When testifying about Letecia Stauch referencing vampires, Dr. Grimmett said, “Mrs. Stauch introduced a vampire called Justice and said there is a button in her cell where she could summon Justice and Jasmine.”
Dr. Grimmett said Letecia Stauch said she’s been experiencing the vampires since her stay in Alaska. She said Stauch referenced the vampires throughout the interview and also directed Dr. Grimmett toward the movie Twilight.
Grimmett said she didn’t ask Stauch about vampires initially. “It sounded like a fabrication… It seemed like she was conveying a story from fiction,” said Dr. Grimmett.
According to Dr. Grimmett, it seemed like Letecia Stauch was presenting symptoms that she didn’t have, and there were some suggestions she wasn’t as impaired as she was portraying.
Dr. Grimmett said she believed Letecia Stauch has personality dysfunction, including borderline personality disorder and a narcissistic personality.
Dr. Grimmett also said Letecia Stauch talked about Gannon and his death. She said Stauch, based on her religious beliefs, believed Gannon could be brought back to life. Dr. Grimmett said, “Clinically it appeared delusional,” but it was something to explore further.
Dr. Grimmett said the symptoms Letecia Stauch presented, seemed to be an effort for Stauch to achieve something for herself. She said Stauch was trying to feel better and make sense of her situation while making efforts to portray herself in different ways.
Dr. Grimmett said there was an absence of mental illnesses, but some behavior was present, which included borderline personality disorder and a narcissistic personality. Dr. Grimmett believed Letecia Stauch was competent to stand trial.
During cross-examination of Dr. Grimmett, defense attorneys questioned how sexual abuse and assault as a child can impact an adult, and how it’s more traumatic if it’s a family member as opposed to a stranger.
The defense also questioned how mental disabilities impact someone’s ability to hold a job or keep relationships with people, and how someone who can’t do either of these may be showing signs of a mental disability.
The defense also questioned that diagnosing dissociative identity disorder can take years and that dissociative identity disorder and borderline personality disorder can be caused by childhood trauma.
The next witness to be called to the stand in the trial was Dr.
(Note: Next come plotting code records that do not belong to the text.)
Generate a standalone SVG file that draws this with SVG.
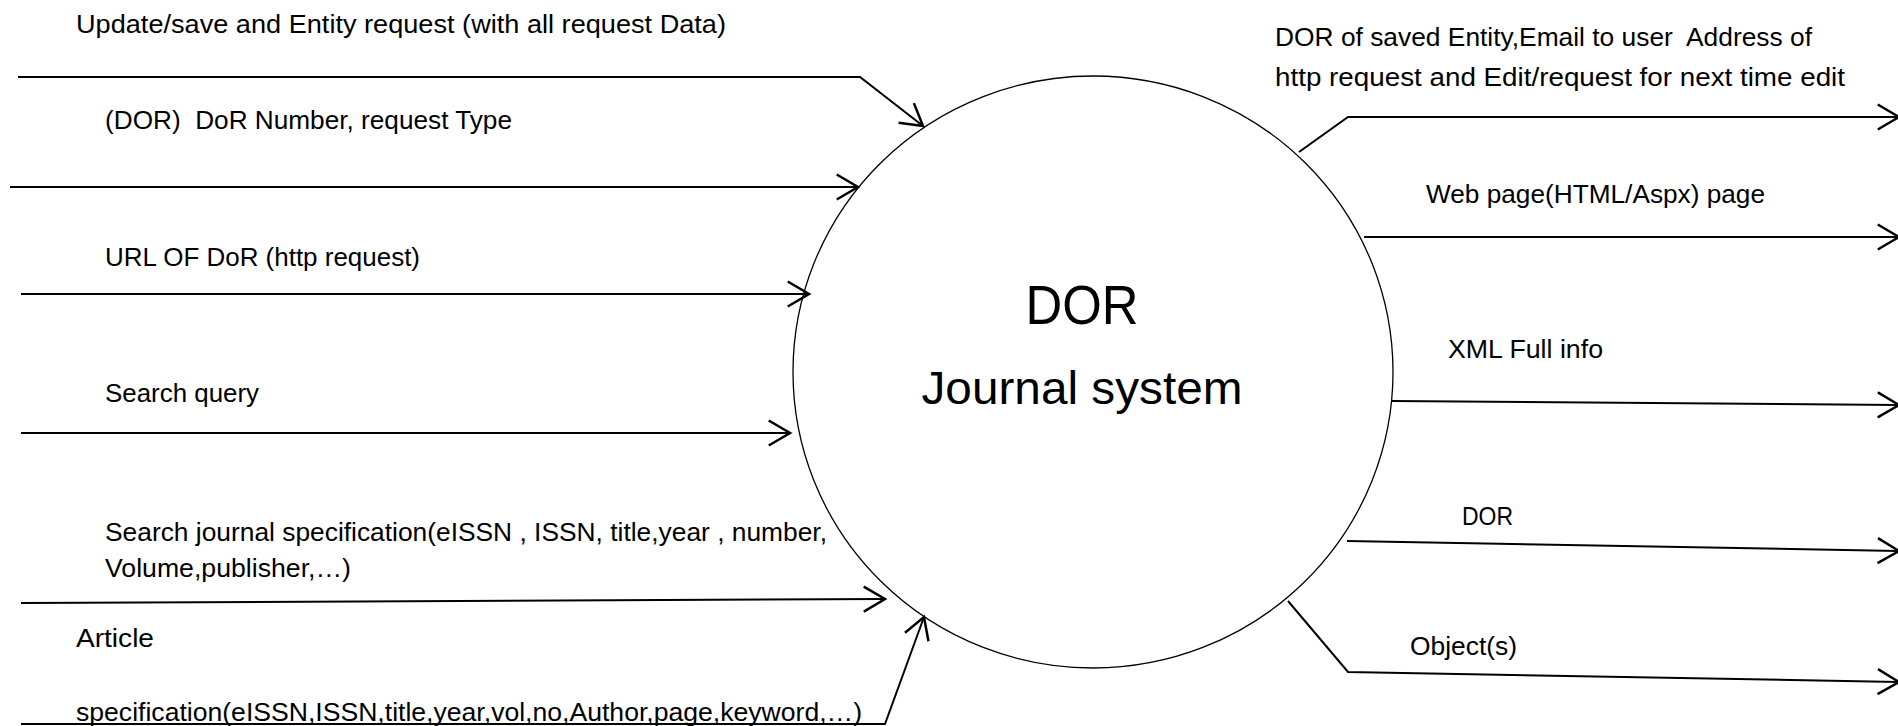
<svg xmlns="http://www.w3.org/2000/svg" width="1898" height="726" viewBox="0 0 1898 726">
  <style>
    .lbl { font-family: "Liberation Sans", Arial, sans-serif; font-size: 26.5px; fill: #000; }
    .title { font-family: "Liberation Sans", Arial, sans-serif; fill: #000; text-anchor: middle; }
    .flow { fill: none; stroke: #000; stroke-width: 2; stroke-linejoin: miter; marker-end: url(#open); }
  </style>
  <defs>
    <marker id="open" markerUnits="userSpaceOnUse" markerWidth="30" markerHeight="30" viewBox="-20 -12 24 24" refX="0" refY="0" orient="auto" overflow="visible">
      <path d="M-17,-10 L0,0 L-17,10" fill="none" stroke="#000" stroke-width="2"/>
    </marker>
  </defs>

  <rect width="1898" height="726" fill="#fff"/>

  <!-- central process -->
  <g id="dor-journal-system">
    <ellipse cx="1093" cy="372" rx="300" ry="296" fill="#fff" stroke="#000" stroke-width="1.3"/>
    <text class="title" x="1082" y="324" font-size="56" textLength="113" lengthAdjust="spacingAndGlyphs">DOR</text>
    <text class="title" x="1082" y="404" font-size="47" textLength="321" lengthAdjust="spacingAndGlyphs">Journal system</text>
  </g>

  <!-- data flows -->
  <g id="connectors">
    <path class="flow" d="M18,77 H860 L923,126"/>
    <path class="flow" d="M10,187 H858"/>
    <path class="flow" d="M21,294 H809"/>
    <path class="flow" d="M21,433 H790"/>
    <path class="flow" d="M21,603 L885,599"/>
    <path class="flow" d="M21,724 H885 L924,617"/>

    <path class="flow" d="M1299,152 L1348,117 H1899"/>
    <path class="flow" d="M1364,237 H1899"/>
    <path class="flow" d="M1392,401 L1899,405"/>
    <path class="flow" d="M1347,541 L1899,551"/>
    <path class="flow" d="M1288,601 L1348,672 L1899,682"/>
  </g>

  <!-- incoming flow labels -->
  <g id="in-update-save">
    <text class="lbl" x="76" y="33" textLength="650" lengthAdjust="spacingAndGlyphs">Update/save and Entity request (with all request Data)</text>
  </g>
  <g id="in-dor-number">
    <text class="lbl" x="105" y="129" textLength="407" lengthAdjust="spacingAndGlyphs" xml:space="preserve">(DOR)  DoR Number, request Type</text>
  </g>
  <g id="in-url">
    <text class="lbl" x="105" y="266" textLength="315" lengthAdjust="spacingAndGlyphs">URL OF DoR (http request)</text>
  </g>
  <g id="in-search-query">
    <text class="lbl" x="105" y="402" textLength="154" lengthAdjust="spacingAndGlyphs">Search query</text>
  </g>
  <g id="in-journal-spec">
    <text class="lbl" x="105" y="541" textLength="722" lengthAdjust="spacingAndGlyphs">Search journal specification(eISSN , ISSN, title,year , number,</text>
    <text class="lbl" x="105" y="577" textLength="246" lengthAdjust="spacingAndGlyphs">Volume,publisher,…)</text>
  </g>
  <g id="in-article-spec">
    <text class="lbl" x="76" y="647" textLength="78" lengthAdjust="spacingAndGlyphs">Article</text>
    <text class="lbl" x="76" y="721" textLength="786" lengthAdjust="spacingAndGlyphs">specification(eISSN,ISSN,title,year,vol,no,Author,page,keyword,…)</text>
  </g>

  <!-- outgoing flow labels -->
  <g id="out-saved-entity">
    <text class="lbl" x="1275" y="46" textLength="537" lengthAdjust="spacingAndGlyphs" xml:space="preserve">DOR of saved Entity,Email to user  Address of</text>
    <text class="lbl" x="1275" y="86" textLength="570" lengthAdjust="spacingAndGlyphs">http request and Edit/request for next time edit</text>
  </g>
  <g id="out-web-page">
    <text class="lbl" x="1426" y="203" textLength="339" lengthAdjust="spacingAndGlyphs">Web page(HTML/Aspx) page</text>
  </g>
  <g id="out-xml">
    <text class="lbl" x="1448" y="358" textLength="155" lengthAdjust="spacingAndGlyphs">XML Full info</text>
  </g>
  <g id="out-dor">
    <text class="lbl" x="1462" y="525" textLength="51" lengthAdjust="spacingAndGlyphs">DOR</text>
  </g>
  <g id="out-objects">
    <text class="lbl" x="1410" y="655" textLength="107" lengthAdjust="spacingAndGlyphs">Object(s)</text>
  </g>
</svg>
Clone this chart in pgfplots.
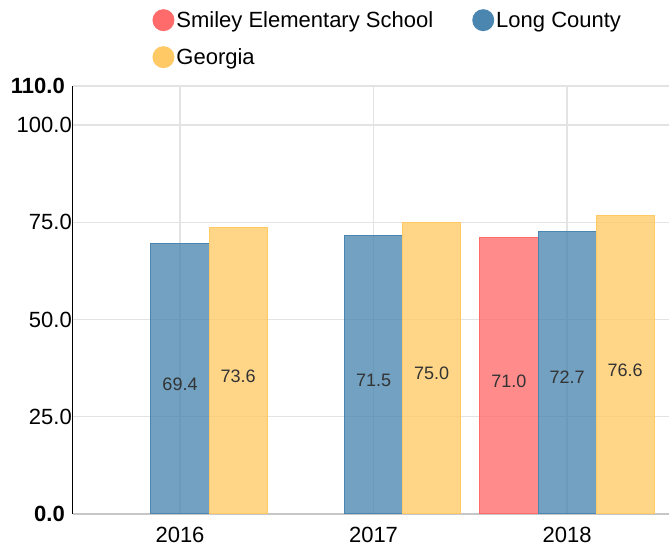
\documentclass[border=0pt]{standalone}
\usepackage{pgfplots}
\pgfplotsset{compat=1.18}
\usepackage{fontspec}
\setmainfont{Liberation Sans}
\definecolor{cred}{HTML}{FF6B6B}
\definecolor{cblue}{HTML}{4A86B0}
\definecolor{cyel}{HTML}{FFC966}
\definecolor{gridc}{HTML}{E3E3E3}
\definecolor{labc}{HTML}{333333}
\pgfplotsset{
  vlab/.style={
    nodes near coords={\pgfmathprintnumber[fixed,fixed zerofill,precision=1]{\pgfplotspointmeta}},
    visualization depends on=y \as \rawy,
    every node near coord/.append style={shift={(axis direction cs:#1,-\rawy/2)}, anchor=center, yshift=-5pt,
      font=\fontsize{18}{22}\selectfont, text=labc, fill opacity=1, text opacity=1},
  },
}
\begin{document}
\begin{tikzpicture}
\begin{axis}[
  scale only axis, width=596pt, height=428pt,
  xmin=-0.553, xmax=2.527, ymin=0, ymax=110,
  axis x line*=bottom, axis y line*=left,
  x axis line style={-, draw=black!22, line width=1.5pt},
  y axis line style={-, draw=black, line width=1pt},
  xtick={0,1,2}, xticklabels={2016,2017,2018},
  ytick={0,25,50,75,100,110},
  yticklabels={\textbf{0.0}\rule{7pt}{0pt},25.0,50.0,75.0,100.0,\textbf{110.0}\rule{7pt}{0pt}},
  major tick length=0pt,
  grid=major, grid style={draw=gridc, line width=1.2pt},
  ticklabel style={font=\fontsize{22}{26}\selectfont},
  yticklabel style={inner sep=1pt},
  xticklabel style={yshift=-10pt},
  /pgf/number format/assume math mode=true,
  clip=false,
  legend columns=2,
  legend cell align=left,
  legend style={at={(0.133,1.18)}, anchor=north west, draw=none, fill=none,
    font=\fontsize{22}{26}\selectfont,
    /tikz/every even column/.append style={column sep=37pt},
    row sep=15pt, inner sep=0pt, nodes={inner sep=2pt}, cells={anchor=west}},
  legend image code/.code={\fill[#1, draw=none] (11pt,0pt) circle (11pt);},
  bar width=0.3,
]
\addlegendimage{fill=cred, draw=none}
\addlegendentry{Smiley Elementary School}
\addlegendimage{fill=cblue, draw=none}
\addlegendentry{Long County}
\addlegendimage{fill=cyel, draw=none}
\addlegendentry{Georgia}

\addplot[ybar, bar shift=-0.3, fill=cred, fill opacity=0.78, draw=cred, line width=1pt, vlab=-0.3, forget plot]
  coordinates {(2,71.0)};
\addplot[ybar, bar shift=0, fill=cblue, fill opacity=0.78, draw=cblue, line width=1pt, vlab=0, forget plot]
  coordinates {(0,69.4) (1,71.5) (2,72.7)};
\addplot[ybar, bar shift=0.3, fill=cyel, fill opacity=0.78, draw=cyel, line width=1pt, vlab=0.3, forget plot]
  coordinates {(0,73.6) (1,75.0) (2,76.6)};

\coordinate (bl) at (rel axis cs:0,0);
\coordinate (tr) at (rel axis cs:1,1);
\end{axis}
\pgfresetboundingbox
\path[use as bounding box] ([shift={(-73pt,-34pt)}]bl) rectangle ([shift={(0pt,86pt)}]tr);
\end{tikzpicture}
\end{document}
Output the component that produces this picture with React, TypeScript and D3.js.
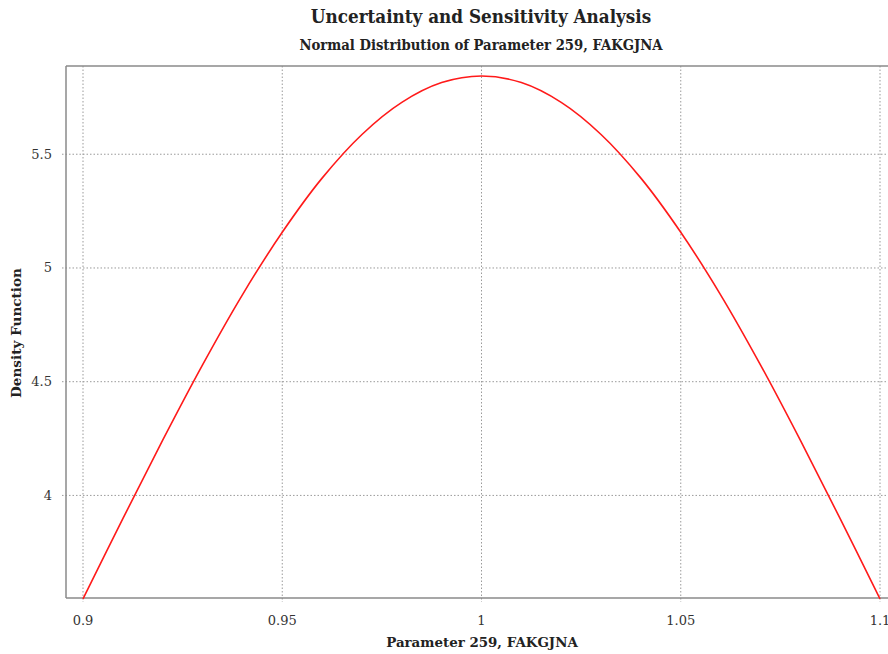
import React from "react";
import * as d3 from "d3";

const xValues = [0.9, 0.91, 0.92, 0.93, 0.94, 0.95, 0.96, 0.97, 0.98, 0.99, 1.0, 1.01, 1.02, 1.03, 1.04, 1.05, 1.06, 1.07, 1.08, 1.09, 1.1];
const densityValues = [3.545, 3.898, 4.243, 4.574, 4.882, 5.157, 5.395, 5.587, 5.728, 5.815, 5.844, 5.815, 5.728, 5.587, 5.395, 5.157, 4.882, 4.574, 4.243, 3.898, 3.545];
const xTicks = [0.9, 0.95, 1, 1.05, 1.1];
const xTickLabels = ["0.9", "0.95", "1", "1.05", "1.1"];
const yTicks = [4, 4.5, 5, 5.5];
const yTickLabels = ["4", "4.5", "5", "5.5"];

const W = 888;
const H = 654;
const left = 66;
const top = 66;
const bottom = 598;
const right = 900;

export default function App() {
  const x = d3.scaleLinear().domain([0.9, 1.1]).range([83, 880]);
  const y = d3.scaleLinear().domain([3.549, 5.888]).range([bottom, top]);
  const line = d3
    .line<number>()
    .x((_, i) => x(xValues[i]))
    .y((d) => y(d))
    .curve(d3.curveCatmullRom);
  const grid = "#9a9a9a";
  const axisColor = "#8a8a8a";
  const serif = "'DejaVu Serif', serif";
  const condensed = "'DejaVu Serif Condensed', 'DejaVu Serif', serif";
  return (
    <svg width={W} height={H} style={{ position: "absolute", left: 0, top: 0, background: "#fff" }}>
      <rect x={0} y={0} width={W} height={H} fill="#fff" />
      <text x={481} y={23} textAnchor="middle" fontFamily={condensed} fontWeight="bold" fontSize={18.7} fill="#222">
        Uncertainty and Sensitivity Analysis
      </text>
      <text x={481} y={50} textAnchor="middle" fontFamily={condensed} fontWeight="bold" fontSize={14.7} fill="#222">
        Normal Distribution of Parameter 259, FAKGJNA
      </text>
      {xTicks.map((t) => (
        <line key={"gx" + t} x1={x(t)} x2={x(t)} y1={top} y2={bottom + 4} stroke={grid} strokeWidth={1} strokeDasharray="1.5,2" />
      ))}
      {yTicks.map((t) => (
        <line key={"gy" + t} x1={left - 4} x2={right} y1={y(t)} y2={y(t)} stroke={grid} strokeWidth={1} strokeDasharray="1.5,2" />
      ))}
      <line x1={left} x2={right} y1={top} y2={top} stroke={axisColor} strokeWidth={1.5} />
      <line x1={left} x2={left} y1={top} y2={bottom} stroke={axisColor} strokeWidth={1.5} />
      <line x1={left} x2={right} y1={bottom} y2={bottom} stroke={axisColor} strokeWidth={1.5} />
      <path d={line(densityValues) || ""} fill="none" stroke="#ff1a1a" strokeWidth={1.6} />
      {xTicks.map((t, i) => (
        <text key={"tx" + t} x={x(t)} y={625} textAnchor="middle" fontFamily={serif} fontSize={13} fill="#333">
          {xTickLabels[i]}
        </text>
      ))}
      {yTicks.map((t, i) => (
        <text key={"ty" + t} x={52} y={y(t) + 4.5} textAnchor="end" fontFamily={serif} fontSize={13} fill="#333">
          {yTickLabels[i]}
        </text>
      ))}
      <text x={482} y={647} textAnchor="middle" fontFamily={serif} fontWeight="bold" fontSize={13.4} fill="#222">
        Parameter 259, FAKGJNA
      </text>
      <text transform={`translate(21, 333) rotate(-90)`} textAnchor="middle" fontFamily={serif} fontWeight="bold" fontSize={13.6} fill="#222">
        Density Function
      </text>
    </svg>
  );
}
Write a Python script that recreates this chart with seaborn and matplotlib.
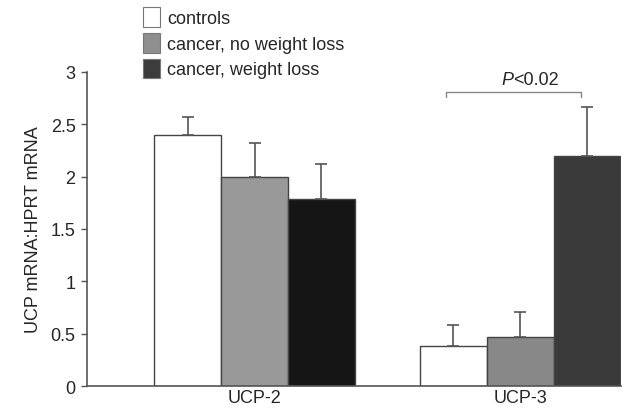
import pandas as pd
import numpy as np
import seaborn as sns
import matplotlib.pyplot as plt
from matplotlib.patches import Patch

genes = ["UCP-2", "UCP-3"]
groups = ["controls", "cancer, no weight loss", "cancer, weight loss"]
ucp2_mean = [2.40, 2.00, 1.79]
ucp2_sem = [0.17, 0.32, 0.33]
ucp3_mean = [0.38, 0.47, 2.20]
ucp3_sem = [0.20, 0.24, 0.46]
bar_colors = {"UCP-2": ["#ffffff", "#999999", "#151515"],
              "UCP-3": ["#ffffff", "#888888", "#3a3a3a"]}
legend_colors = ["#ffffff", "#8f8f8f", "#3c3c3c"]
p_label = "P<0.02"

df = pd.DataFrame({
    "gene": np.repeat(genes, len(groups)),
    "group": groups * len(genes),
    "ratio": ucp2_mean + ucp3_mean,
    "err": ucp2_sem + ucp3_sem,
})

sns.set_style("white")
plt.rcParams["font.family"] = ["Liberation Sans", "DejaVu Sans"]
fs = 13

fig = plt.figure(figsize=(6.24, 4.14), dpi=100)
ax = fig.add_axes([0.139, 0.065, 0.856, 0.759])

sns.barplot(data=df, x="gene", y="ratio", hue="group", hue_order=groups,
            order=genes, palette=legend_colors, width=0.755, errorbar=None,
            edgecolor="#444444", linewidth=1.0, legend=False, ax=ax)

# recolor bars per gene, add one-sided error bars
bar_containers = list(ax.containers)
for gi, g in enumerate(groups):
    cont = bar_containers[gi]
    for xi, bar in enumerate(cont):
        gene = genes[xi]
        bar.set_facecolor(bar_colors[gene][gi])
        row = df[(df.gene == gene) & (df.group == g)].iloc[0]
        cx = bar.get_x() + bar.get_width() / 2
        ax.errorbar(cx, row["ratio"], yerr=[[0], [row["err"]]], fmt="none",
                    ecolor="#555555", elinewidth=1.2, capsize=4, capthick=1.2)

# significance bracket over UCP-3
bx0, bx1, by = 0.72, 1.23, 2.81
ax.plot([bx0, bx0, bx1, bx1], [by - 0.05, by, by, by - 0.05],
        color="#888888", lw=1.0)
ax.text((bx0 + bx1) / 2, by + 0.04, p_label[:1], ha="right", va="bottom",
        fontsize=fs, style="italic")
ax.text((bx0 + bx1) / 2, by + 0.04, p_label[1:], ha="left", va="bottom",
        fontsize=fs)

ax.set_ylim(0, 3)
ax.set_xlim(-0.632, 1.379)
ax.set_yticks([0, 0.5, 1, 1.5, 2, 2.5, 3])
ax.set_yticklabels(["0", "0.5", "1", "1.5", "2", "2.5", "3"])
ax.set_ylabel("UCP mRNA:HPRT mRNA", fontsize=fs, labelpad=6)
ax.set_xlabel("")
ax.tick_params(axis="y", length=4, width=1, color="#555555", labelsize=fs,
               left=True, direction="out", pad=4)
ax.tick_params(axis="x", length=0, labelsize=fs, pad=2)
sns.despine(ax=ax, top=True, right=True)
for s in ["left", "bottom"]:
    ax.spines[s].set_color("#555555")
    ax.spines[s].set_linewidth(1.2)

handles = [Patch(facecolor=c, edgecolor="#777777", linewidth=0.8) for c in legend_colors]
fig.legend(handles, groups, loc="upper left", bbox_to_anchor=(0.214, 1.004),
           frameon=False, fontsize=fs, handlelength=0.9, handleheight=1.3,
           handletextpad=0.4, labelspacing=0.32, borderaxespad=0.15)

plt.savefig("out.png", dpi=100)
Loandra Torres, who works in the Office of Civil and Forensic Mental Health for the state of Colorado. She testified as an expert in the field of forensic psychology.
Dr. Torres said she got involved in the Letecia Stauch case in 2020, and conducted Stauch’s initial competency evaluation along with Dr. Thomas Gray. After Stauch pleaded not guilty by reason of insanity in 2022, Dr. Torres and Dr. Gray also completed another sanity evaluation.
Dr. Torres is testifying about the competency evaluation she and Dr. Grey completed on Stauch in mid-2020. Dr. Torres said Stauch was staying at the hospital for about two weeks before they saw her, which allowed for some observation.
Dr. Torres said during the 2020 competency evaluation, Stauch never mentioned being psychiatrically hospitalized. Dr. Torres said during the sanity evaluation in 2022, Stauch said she was psychiatrically hospitalized in Canada but wasn’t able to tell them what hospital or in what city.
Dr. Torres said when Stauch arrived at the mental health hospital, she told staff she heard voices in the past related to an ex-husband, wasn’t currently experiencing hallucinations, had past trauma and flashbacks, had panic attacks several times a week, etc.